:: Problem statement ::
Leave out any pictures and transcribe all other data below exactly.

= = =

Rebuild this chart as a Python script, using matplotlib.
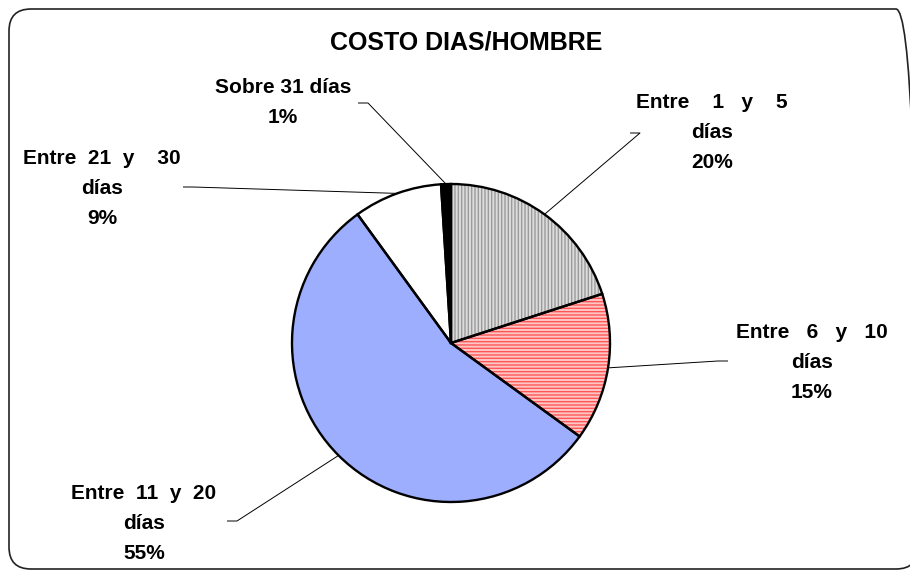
import numpy as np
import matplotlib
matplotlib.use("Agg")
from matplotlib import pyplot as plt
from matplotlib.patches import FancyBboxPatch

W, H = 910, 571

# datos
categorias = ["Entre    1   y    5", "Entre   6   y   10", "Entre  11  y  20",
              "Entre  21  y    30", "Sobre 31 días"]
valores = [20, 15, 55, 9, 1]
segunda_linea = ["días", "días", "días", "días", None]

colores = ["#DCDCDC", "#FFC6C6", "#9DAEFF", "#FFFFFF", "#000000"]
tramas = ["|||||", "-----", None, None, None]
color_trama = ["#9A9A9A", "#FF5656", "#9DAEFF", "#FFFFFF", "#000000"]

# posiciones de etiquetas (pixeles, y hacia abajo): x centro, linea base 1a linea
etiqueta_pos = [(712, 108), (812, 338), (144, 499), (102, 164), (283, 93)]
# inicio de la linea guia y direccion del tramo horizontal
guia_pos = [(630, 133, 10), (728, 361, -10), (227, 521, 10), (183, 187, 10), (358, 103, 10)]

centro = (451, 343)
radio = 159


def fy(y):
    return H - y


fig = plt.figure(figsize=(W / 100, H / 100), dpi=100)
ax = fig.add_axes([0, 0, 1, 1])

plt.rcParams["hatch.linewidth"] = 1.0

cx, cy = centro[0], fy(centro[1])
wedges, _ = ax.pie(valores, colors=colores, startangle=90, counterclock=False,
                   center=(cx, cy), radius=radio, wedgeprops=dict(linewidth=0))
for w, t, hc in zip(wedges, tramas, color_trama):
    w.set_edgecolor(hc)
    if t:
        w.set_hatch(t)

# contorno negro
ax.pie(valores, startangle=90, counterclock=False, center=(cx, cy), radius=radio,
       wedgeprops=dict(fill=False, edgecolor="black", linewidth=1.7))

fuente = "Liberation Sans"
for i, w in enumerate(wedges):
    x, y0 = etiqueta_pos[i]
    lineas = [categorias[i]]
    if segunda_linea[i]:
        lineas.append(segunda_linea[i])
    lineas.append(f"{valores[i]}%")
    for k, txt in enumerate(lineas):
        ax.text(x, fy(y0 + 30 * k), txt, ha="center", va="baseline",
                fontsize=15, fontweight="bold", family=fuente, color="black")

    # linea guia hasta el borde de la porcion
    ang = np.deg2rad((w.theta1 + w.theta2) / 2)
    ex = cx + radio * np.cos(ang)
    ey = cy + radio * np.sin(ang)
    gx, gy, dx = guia_pos[i]
    ax.plot([gx, gx + dx, ex], [fy(gy), fy(gy), ey], color="black", lw=0.7,
            solid_capstyle="butt")

ax.text(466, fy(43), "COSTO DIAS/HOMBRE", ha="center", va="center",
        fontsize=18, fontweight="bold", family=fuente)

marco = FancyBboxPatch((9, fy(569)), 909, 560,
                       boxstyle="round,pad=0,rounding_size=22",
                       fill=False, edgecolor="#222222", linewidth=1.2, clip_on=False)
ax.add_patch(marco)

ax.set_xlim(0, W)
ax.set_ylim(0, H)
ax.set_aspect("equal")
ax.axis("off")

fig.savefig("out.png", dpi=100, facecolor="white")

= = =

:: Right answer ::
Rebuild this chart as a Python script, using matplotlib.
import numpy as np
import matplotlib
matplotlib.use("Agg")
from matplotlib import pyplot as plt
from matplotlib.patches import FancyBboxPatch

W, H = 910, 571

# datos
categorias = ["Entre    1   y    5", "Entre   6   y   10", "Entre  11  y  20",
              "Entre  21  y    30", "Sobre 31 días"]
valores = [20, 15, 55, 9, 1]
segunda_linea = ["días", "días", "días", "días", None]

colores = ["#DCDCDC", "#FFC6C6", "#9DAEFF", "#FFFFFF", "#000000"]
tramas = ["|||||", "-----", None, None, None]
color_trama = ["#9A9A9A", "#FF5656", "#9DAEFF", "#FFFFFF", "#000000"]

# posiciones de etiquetas (pixeles, y hacia abajo): x centro, linea base 1a linea
etiqueta_pos = [(712, 108), (812, 338), (144, 499), (102, 164), (283, 93)]
# inicio de la linea guia y direccion del tramo horizontal
guia_pos = [(630, 133, 10), (728, 361, -10), (227, 521, 10), (183, 187, 10), (358, 103, 10)]

centro = (451, 343)
radio = 159


def fy(y):
    return H - y


fig = plt.figure(figsize=(W / 100, H / 100), dpi=100)
ax = fig.add_axes([0, 0, 1, 1])

plt.rcParams["hatch.linewidth"] = 1.0

cx, cy = centro[0], fy(centro[1])
wedges, _ = ax.pie(valores, colors=colores, startangle=90, counterclock=False,
                   center=(cx, cy), radius=radio, wedgeprops=dict(linewidth=0))
for w, t, hc in zip(wedges, tramas, color_trama):
    w.set_edgecolor(hc)
    if t:
        w.set_hatch(t)

# contorno negro
ax.pie(valores, startangle=90, counterclock=False, center=(cx, cy), radius=radio,
       wedgeprops=dict(fill=False, edgecolor="black", linewidth=1.7))

fuente = "Liberation Sans"
for i, w in enumerate(wedges):
    x, y0 = etiqueta_pos[i]
    lineas = [categorias[i]]
    if segunda_linea[i]:
        lineas.append(segunda_linea[i])
    lineas.append(f"{valores[i]}%")
    for k, txt in enumerate(lineas):
        ax.text(x, fy(y0 + 30 * k), txt, ha="center", va="baseline",
                fontsize=15, fontweight="bold", family=fuente, color="black")

    # linea guia hasta el borde de la porcion
    ang = np.deg2rad((w.theta1 + w.theta2) / 2)
    ex = cx + radio * np.cos(ang)
    ey = cy + radio * np.sin(ang)
    gx, gy, dx = guia_pos[i]
    ax.plot([gx, gx + dx, ex], [fy(gy), fy(gy), ey], color="black", lw=0.7,
            solid_capstyle="butt")

ax.text(466, fy(43), "COSTO DIAS/HOMBRE", ha="center", va="center",
        fontsize=18, fontweight="bold", family=fuente)

marco = FancyBboxPatch((9, fy(569)), 909, 560,
                       boxstyle="round,pad=0,rounding_size=22",
                       fill=False, edgecolor="#222222", linewidth=1.2, clip_on=False)
ax.add_patch(marco)

ax.set_xlim(0, W)
ax.set_ylim(0, H)
ax.set_aspect("equal")
ax.axis("off")

fig.savefig("out.png", dpi=100, facecolor="white")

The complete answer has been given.